Today I want to make some refactoring to the garbage that has become the src/opcodes/runners.ts
file. It's currently 586 lines. I would like to split the runners by Opcode category, and I noticed that both evm.codes and the ethereum execution specs have a nice categorization of each opcode. I'm going to use that to split the runners into separate files.
Here are the instruction categories as defined here:
- Arithmetic
- Bitwise Logic
- Block
- Comparison
- Control Flow
- Environmental
- Keccak
- Logging
- Memory
- Stack
- Storage
- System
After this small refactoring, I proceeded with the next instructions: DELEGATECALL
and STATICCALL
. These are very similar to their CALL
sibling, so most of the runner code was reused. There are some changes that make a huge difference when it comes to actual execution, and learning them by having to implement them manually was a great learning experience.
For instance, the STATICCALL
Opcode required a new flag inside the MachineState struct: "static" now identifies if the current execution context is running in static mode.
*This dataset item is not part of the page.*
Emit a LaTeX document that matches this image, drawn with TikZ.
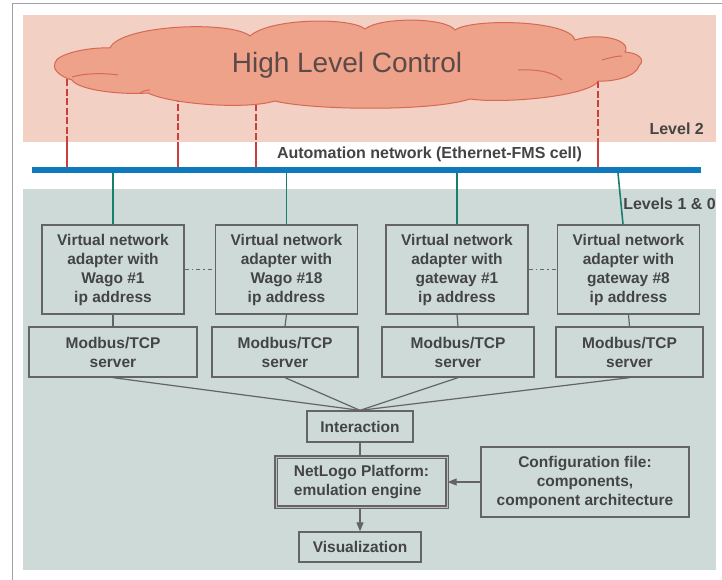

In this particular mode, the opcodes that change the global state of Ethereum are disallowed, for instance SSTORE
and CREATE
. What I didn't realize is that a simple CALL
can be executed in static mode, but only if its context txData.value sent is equal to 0.
This course is making me appreciate the smart implementations baked in the EVM and the Ethereum protocol. I know I've said it already, but this has been a learning experience like no others for me. I'm really enjoying it.